No te preguntes ya, oh hombre, por qué tienes que sufrir tú; pregúntate más bien por qué sufrió él.
Por: De los sermones de San Bernardo | Fuente:
www.la-oracion.com
Dios, nuestro Salvador; hizo aparecer su misericordia y su amor por los
hombres. Demos gracias a Dios, pues por él abunda nuestro consuelo en esta
nuestra peregrinación, en éste nuestro destierro, en ésta vida tan llena aún de
miserias.
Antes de
que apareciera la humanidad de nuestro Salvador, la misericordia de Dios estaba
oculta; existía ya, sin duda, desde el principio, pues la misericordia del
Señor es eterna, pero al hombre le era imposible conocer su magnitud. Ya había
sido prometida, pero el mundo aún no la había experimentado y por eso eran
muchos los que no creían en ella. Dios había hablado, ciertamente, de muchas
maneras por ministerio de los profetas. Y había dicho: Sé muy bien lo que
pienso hacer con ustedes: designios de paz y no de
aflicción. Pero, con todo, ¿qué podía
responder el hombre, que únicamente experimentaba la aflicción y no la paz?
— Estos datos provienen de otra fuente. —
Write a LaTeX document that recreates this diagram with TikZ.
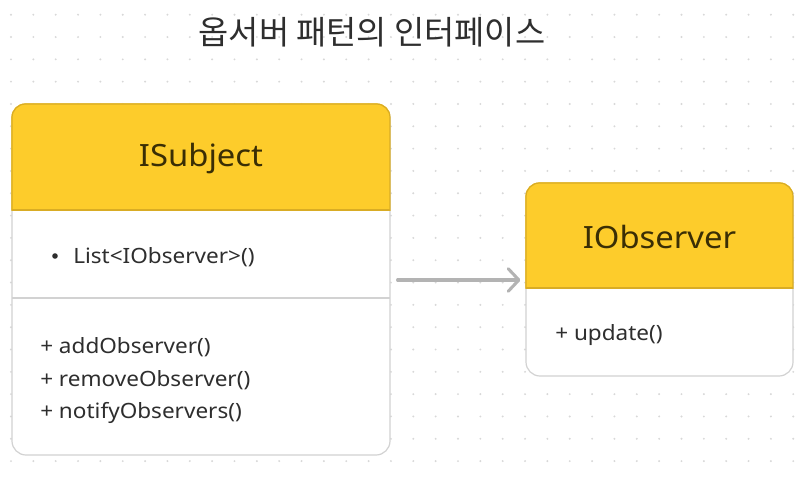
\documentclass[tikz,border=0pt]{standalone}
\usepackage{fontspec}
\setmainfont{Noto Sans}
\newfontfamily\uifont[FakeStretch=1.07]{Noto Sans}
\newfontfamily\krfont{Noto Sans CJK KR}
\usetikzlibrary{arrows.meta}
\definecolor{hdryellow}{HTML}{FDCC2B}
\definecolor{hdrborder}{HTML}{D9AC24}
\definecolor{boxborder}{HTML}{D2D2D2}
\definecolor{dotcol}{HTML}{D8D8D8}
\definecolor{hdrtext}{HTML}{3A2E05}
\definecolor{bodytext}{HTML}{2E2E2E}
\definecolor{arrowcol}{HTML}{B3B3B3}
\tikzset{
  umlbox/.style={draw=boxborder, line width=0.9pt, fill=white, rounded corners=10.5pt, inner sep=0pt},
  hdrlabel/.style={text=hdrtext, font=\uifont\fontsize{23}{28}\selectfont, inner sep=0pt},
  member/.style={text=bodytext, font=\uifont\fontsize{15.8}{19}\selectfont, anchor=west, inner sep=0pt},
  relarrow/.style={draw=arrowcol, line width=2.3pt, line cap=round, -{Straight Barb[length=8pt, width=17pt, line width=2.3pt, round]}},
}
\begin{document}
\begin{tikzpicture}[x=0.75pt, y=-0.75pt]
\useasboundingbox (0,0) rectangle (808,479);
\fill[white] (0,0) rectangle (808,479);
% dot grid
\foreach \i in {0,...,35} {
  \foreach \j in {0,...,20} {
    \fill[dotcol] ({11+22.35*\i},{14.7+22.32*\j}) circle (0.8pt);
  }
}
% title
\node[text=bodytext, font=\krfont\fontsize{24.6}{29}\selectfont, inner sep=0pt] (title) at (372,32) {옵서버 패턴의 인터페이스};

% ISubject box
\node[umlbox, minimum width=283.5pt, minimum height=263.25pt] (subj) at (201,279.5) {};
\begin{scope}
  \clip[rounded corners=10.5pt] (subj.north west) rectangle (subj.south east);
  \fill[hdryellow] (subj.north west) rectangle (390,210);
  \clip (0,0) rectangle (808,210);
  \draw[hdrborder, line width=1.8pt, rounded corners=10.5pt] (subj.north west) rectangle (subj.south east);
\end{scope}
\draw[hdrborder, line width=0.9pt] (12,210) -- (390,210);
\draw[boxborder, line width=0.9pt] (12,298) -- (390,298);
\node[hdrlabel] (subjname) at (201,159) {ISubject};
\fill[bodytext] (55,256) circle (2.1pt);
\node[member] (subjattr) at (73,257.5) {List<IObserver>()};
\node[member] (m1) at (40,347.5) {+ addObserver()};
\node[member] (m2) at (40,380) {+ removeObserver()};
\node[member] (m3) at (40,412.5) {+ notifyObservers()};

% IObserver box
\node[umlbox, minimum width=200.25pt, minimum height=144.75pt] (obs) at (659.5,279.5) {};
\begin{scope}
  \clip[rounded corners=10.5pt] (obs.north west) rectangle (obs.south east);
  \fill[hdryellow] (obs.north west) rectangle (793,288);
  \clip (0,0) rectangle (808,288);
  \draw[hdrborder, line width=1.8pt, rounded corners=10.5pt] (obs.north west) rectangle (obs.south east);
\end{scope}
\draw[hdrborder, line width=0.9pt] (526,288) -- (793,288);
\node[hdrlabel] (obsname) at (659.5,237) {IObserver};
\node[member] (upd) at (555,335.5) {+ update()};

% relation
\draw[relarrow, shorten <=5.25pt, shorten >=3.75pt] (subj.east |- 0,280) -- (obs.west |- 0,280);
\end{tikzpicture}
\end{document}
"¿Hasta cuándo - pensaba- irán anunciando: «Paz, paz», cuando no hay
paz?" Por ello los mismos mensajeros de paz lloraban amargamente,
diciendo: Señor, ¿quién ha dado fe a nuestra
predicación? Pero ahora, en cambio, los hombres pueden creer, por lo
menos, lo que ya contemplan sus ojos; ahora los testimonios de Dios se han
hecho sobremanera dignos de fe, pues, para que este testimonio fuera visible,
incluso a los que tienen la vista enferma, el Señor le ha puesto su tienda al
sol.
Ahora,
por tanto, nuestra paz no es prometida, sino enviada; no es retrasada, sino
concedida; no es profetizada, sino realizada: el
Padre ha enviado a la tierra algo así como un saco lleno de misericordia; un
saco, diría, que se romperá en la pasión, para que se derrame aquel precio de
nuestro rescate, que él contiene; un saco que, si bien es pequeño, está
totalmente lleno. En efecto, un niño se nos ha dado, pero en este niño
habita toda la plenitud de la divinidad. Esta plenitud de la divinidad se nos
dio después que hubo llegado la plenitud de los tiempos. Vino en la carne para
mostrarse a los que eran de carne y, de este modo, bajo los velos de la
humanidad, fue conocida la misericordia divina; pues, cuando fue conocida la
humanidad de Dios, ya no pudo quedar oculta su misericordia. ¿En qué podía manifestar mejor el Señor su amor a los
hombres sino asumiendo nuestra propia carne? Pues fue precisamente
nuestra carne la que asumió, y no aquella carne de Adán que antes de la culpa
era inocente.
¿Qué cosa manifiesta tanto la misericordia de Dios como el hecho de
haber asumido nuestra miseria? ¿Qué amor puede ser más grande que el del Verbo
de Dios, que por nosotros se ha hecho como la hierba débil del campo? Señor, ¿qué es el hombre para que le des
importancia, para que te ocupes de él? Que comprenda, pues, el hombre
hasta qué punto Dios cuida de él; que reflexione sobre lo que Dios piensa y
siente de él.
No te preguntes ya, oh hombre, por qué tienes que sufrir tú; pregúntate más bien por qué sufrió él. De lo que quiso sufrir por ti puedes concluir lo mucho que te estima; a través de su humanidad se te manifiesta el gran amor que tiene para contigo. Cuanto menor se hizo en su humanidad, tanto mayor se mostró en el amor que te tiene, cuanto más se abajó por nosotros, tanto más digno es de nuestro amor. Dios, nuestro Salvador -dice el Apóstol-, hizo aparecer su misericordia y su amor por los hombres. ¡Qué grande y qué manifiesta es esta misericordia y este amor de Dios a los hombres! Nos ha dado una grande prueba de su amor al querer que el nombre de Dios fuera añadido al título de hombre.